Перебрался бухгалтер. Катал меня на финских санках. Уже снег выпал. Волосы у меня отросли, аппетит появился. Бухгалтер оказался добрым, тихим человеком, тоже улыбаться начал, книжки читанные пересказывал мне.
Летят дни, как быстрые ласточки. Приходят как-то к нам врачи и начинают издалека — то да сё. А потом вдруг: «Всё у вас хорошо, дорогие товарищи, вы поправились. На этой неделе мы вас выписываем».
Проснулась как-то под утро, сплю я чутко, слышу — плачет мой бухгалтер, и ко мне слёзы подступились. Ну да ладно.
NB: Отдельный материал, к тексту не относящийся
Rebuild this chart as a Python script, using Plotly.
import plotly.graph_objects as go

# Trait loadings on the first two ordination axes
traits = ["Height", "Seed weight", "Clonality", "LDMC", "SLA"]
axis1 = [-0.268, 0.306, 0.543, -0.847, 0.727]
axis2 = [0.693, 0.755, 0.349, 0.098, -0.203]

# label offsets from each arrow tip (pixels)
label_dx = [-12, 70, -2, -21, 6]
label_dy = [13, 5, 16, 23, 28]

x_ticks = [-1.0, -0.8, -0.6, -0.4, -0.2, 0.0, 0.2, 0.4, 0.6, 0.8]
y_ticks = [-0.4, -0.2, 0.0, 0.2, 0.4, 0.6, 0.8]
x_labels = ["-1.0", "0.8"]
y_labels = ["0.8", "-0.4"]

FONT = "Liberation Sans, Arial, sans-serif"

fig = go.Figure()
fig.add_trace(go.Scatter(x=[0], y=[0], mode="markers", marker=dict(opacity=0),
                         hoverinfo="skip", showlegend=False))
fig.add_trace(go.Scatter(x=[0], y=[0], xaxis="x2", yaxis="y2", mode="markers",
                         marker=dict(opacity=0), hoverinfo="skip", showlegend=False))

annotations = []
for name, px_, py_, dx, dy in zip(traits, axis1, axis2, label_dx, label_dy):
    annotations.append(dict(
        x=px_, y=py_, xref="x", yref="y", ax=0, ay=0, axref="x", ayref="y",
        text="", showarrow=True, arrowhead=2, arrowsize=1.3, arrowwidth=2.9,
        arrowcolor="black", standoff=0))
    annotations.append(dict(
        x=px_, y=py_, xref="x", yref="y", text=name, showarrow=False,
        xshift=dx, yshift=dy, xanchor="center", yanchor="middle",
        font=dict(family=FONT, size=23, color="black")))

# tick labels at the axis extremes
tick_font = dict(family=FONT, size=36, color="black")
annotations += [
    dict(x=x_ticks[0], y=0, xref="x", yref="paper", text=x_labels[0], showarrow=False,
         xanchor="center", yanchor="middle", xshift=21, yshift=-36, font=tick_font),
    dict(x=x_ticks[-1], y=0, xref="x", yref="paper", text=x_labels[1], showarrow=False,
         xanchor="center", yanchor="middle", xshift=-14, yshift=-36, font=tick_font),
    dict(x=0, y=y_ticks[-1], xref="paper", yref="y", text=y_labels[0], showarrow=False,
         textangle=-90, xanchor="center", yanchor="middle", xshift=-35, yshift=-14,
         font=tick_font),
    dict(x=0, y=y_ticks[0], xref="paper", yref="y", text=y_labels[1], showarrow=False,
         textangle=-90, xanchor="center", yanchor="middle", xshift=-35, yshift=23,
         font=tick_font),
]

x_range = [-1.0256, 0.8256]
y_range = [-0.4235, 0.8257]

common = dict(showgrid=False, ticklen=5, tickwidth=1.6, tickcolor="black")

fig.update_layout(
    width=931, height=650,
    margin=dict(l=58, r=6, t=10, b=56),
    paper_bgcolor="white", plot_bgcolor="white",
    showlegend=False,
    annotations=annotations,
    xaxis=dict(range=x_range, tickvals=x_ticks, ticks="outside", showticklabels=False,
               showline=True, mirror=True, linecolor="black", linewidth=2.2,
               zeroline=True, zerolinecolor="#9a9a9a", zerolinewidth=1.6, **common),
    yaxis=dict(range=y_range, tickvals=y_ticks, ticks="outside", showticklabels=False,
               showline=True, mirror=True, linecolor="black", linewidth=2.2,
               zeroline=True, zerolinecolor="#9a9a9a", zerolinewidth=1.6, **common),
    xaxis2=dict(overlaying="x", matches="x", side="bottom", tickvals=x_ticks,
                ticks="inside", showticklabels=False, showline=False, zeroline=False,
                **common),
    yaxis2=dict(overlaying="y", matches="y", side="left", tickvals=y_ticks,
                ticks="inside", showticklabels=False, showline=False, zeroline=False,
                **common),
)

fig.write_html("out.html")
Приехали мы в Питер. Он к окну вагонному прилип. Гляжу, бежит женщина, одного малыша за руку тянет, другой к груди прижат. Плачут все. Он побежал к ним. Я осталась в вагоне, подождала. Вижу — пошли. Он хотел, чтобы мы поженились. Письма потом писал, но я ему не отвечала. Отнять мужика у двух деток? Не из волчьей я стаи.
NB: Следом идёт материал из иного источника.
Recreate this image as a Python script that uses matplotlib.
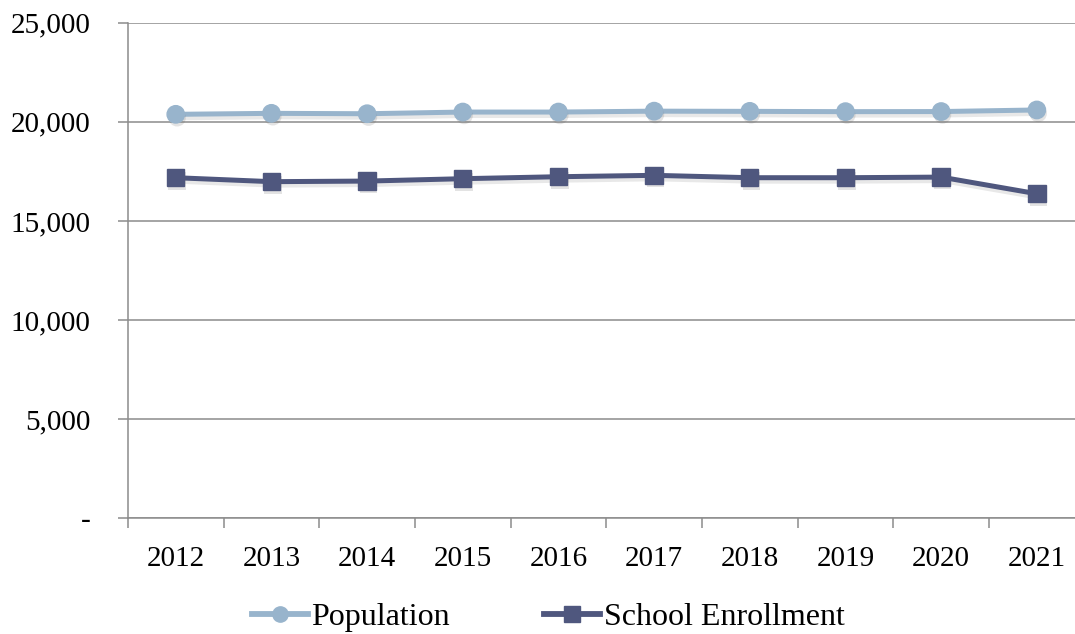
import matplotlib
matplotlib.use("Agg")
import matplotlib.pyplot as plt
import matplotlib.patheffects as pe
import numpy as np

years = ["2012", "2013", "2014", "2015", "2016", "2017", "2018", "2019", "2020", "2021"]
population = [20380, 20430, 20410, 20495, 20495, 20540, 20530, 20515, 20520, 20600]
enrollment = [17180, 16980, 17010, 17130, 17230, 17300, 17180, 17180, 17210, 16370]

pop_color = "#98b4cc"
enr_color = "#4f577e"
grid_color = "#8c8c8c"

plt.rcParams["font.family"] = ["Liberation Serif", "DejaVu Serif"]

fig = plt.figure(figsize=(10.75, 6.34), dpi=100)
ax = fig.add_axes([0.119, 0.183, 0.890, 0.781])

x = np.arange(len(years))


def draw_series(values, color, marker, label):
    # line with soft drop shadow, then markers with their own shadow on top
    line_fx = [pe.SimpleLineShadow(offset=(1, -2.5), shadow_color="#666666", alpha=0.15), pe.Normal()]
    mark_fx = [pe.SimplePatchShadow(offset=(1, -2.5), shadow_rgbFace="#666666", alpha=0.18), pe.Normal()]
    ax.plot(x, values, color=color, lw=3.6, solid_capstyle="butt", path_effects=line_fx, zorder=3)
    ax.plot(x, values, ls="none", marker=marker, ms=12.5, color=color, mec=color,
            path_effects=mark_fx, zorder=4)
    # proxy for the legend
    ax.plot([], [], color=color, lw=4.2, marker=marker, ms=11, label=label)


draw_series(population, pop_color, "o", "Population")
draw_series(enrollment, enr_color, "s", "School Enrollment")

ax.set_xlim(-0.5, len(years) - 0.5)
ax.set_ylim(0, 25000)
ax.set_yticks(np.arange(0, 25001, 5000))
ax.set_yticklabels(["-" if v == 0 else f"{v:,}" for v in range(0, 25001, 5000)])
ax.set_xticks(x)
ax.set_xticklabels(years)
ax.set_xticks(np.arange(-0.5, len(years)), minor=True)

ax.grid(axis="y", color=grid_color, lw=1.1)
ax.set_axisbelow(True)
for side in ["top", "right"]:
    ax.spines[side].set_visible(False)
for side in ["left", "bottom"]:
    ax.spines[side].set_color(grid_color)
    ax.spines[side].set_linewidth(1.1)

ax.tick_params(axis="y", length=7, width=1.1, color=grid_color, pad=20, labelsize=21)
ax.tick_params(axis="x", which="major", length=0, pad=20, labelsize=21)
ax.tick_params(axis="x", which="minor", length=7, width=1.1, color=grid_color)

fig.legend(loc="center", bbox_to_anchor=(0.51, 0.026), ncol=2, frameon=False,
           fontsize=23, handlelength=1.75, handletextpad=0.12, columnspacing=2.95)

fig.savefig("out.png", dpi=100)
Прибыла в Петрозаводск, работаю. Наш Госбанк находился на площади Ленина, в старинном знаменитом здании, там, где львы стоят у входа.
Эдик у бабушек. Здоровенький, ухоженный, волосики, как у девочки. Весь в кудряшках. Многие думали, что это девочка. Тогда матроску ему купили.
А я о своём думаю: где мой Женя, как его вернуть? Подружка гадалку присоветовала. Сказала, что по таким делам сущая мастерица. Пошла я к гадалке. Та говорит: «Помогу. Другим помогала и тебе помогу».
Сказала гадалка, что мне надлежит сделать. В пятницу, в полночь должна я во всём чёрном быть на Неглинском кладбище. Найти слева от входа третью могилу, сесть на неё верхом и двумя ложками правой и левой руками набрать земли с могилы и делать вид, будто я её ем. Потом произнести заклинание. А какое — запамятовала. После заклинания съесть чуток землицы могильной с конца каждой ложки.
Сделала всё, как велено. Пришла к гадалке, рассказала всё без утайки. «А я и так знаю. Мне видение было. Теперь слушай: через неделю, в следующую пятницу ровно в полдень возвернётся твой муженёк».
Отдала я ворожке золотые серёжки. И верю — и не верю. Посмеиваюсь над собой. Я ли это?
Началась новая неделя. Работы много. Остаюсь даже по вечерам. Подходит пятница. С утра закрутилась как белка в колесе. К полудню начальник вызвал. Оттуда меня срочно девушки вытянули. Прибегаю в нашу комнату, а за окном на площади перед памятником Ленину стоит мой Евгений Борисович. В одной руке чемоданчик, в другой — букет роз.
Выбежала я. Обнялись мы. Повисла я у него на шее, как тряпичная кукла.
— Сонча, Москва — это болото. Лучше родного Петрозаводска ничего нету.
Стали жить-поживать. Да недолго возили нашу золотую карету белые кони. Через год заскучал мой Женя. Художественный свист он бросил, ролей интересных ему в театре нашем не давали.
— Уеду я, Сонча. Петрозаводск — это болото. Поеду искать, где оскорблённому есть чувству уголок…
Уехал. Затосковала я пуще прежнего. Опять сохнуть начала. Извела меня кручина. Решила снова податься к гадалке, к ворожке. Проверенная, владеет чудесами. Выручит. Пошла на рассвете, гадалка велела приходить только спозаранку. Подхожу к домику на улице Военной. Глядь — стоит «чёрный ворон». Затаилась я у соседнего дома. Выводят её, сердечную, энкаведисты под руку и в «воронок». Стояла осень 1938 года. Гадалок тогда тоже брали.
…Потом война финская началась, а через год Отечественная. Подались мы в эвакуацию. На барже плыли. Бомбили нас финны в озере. В соседнюю баржу попали, изверги. Зоя Бодёнова, Маша Алёшина, Соня Дейнего — наши работницы сберкасс — погибли.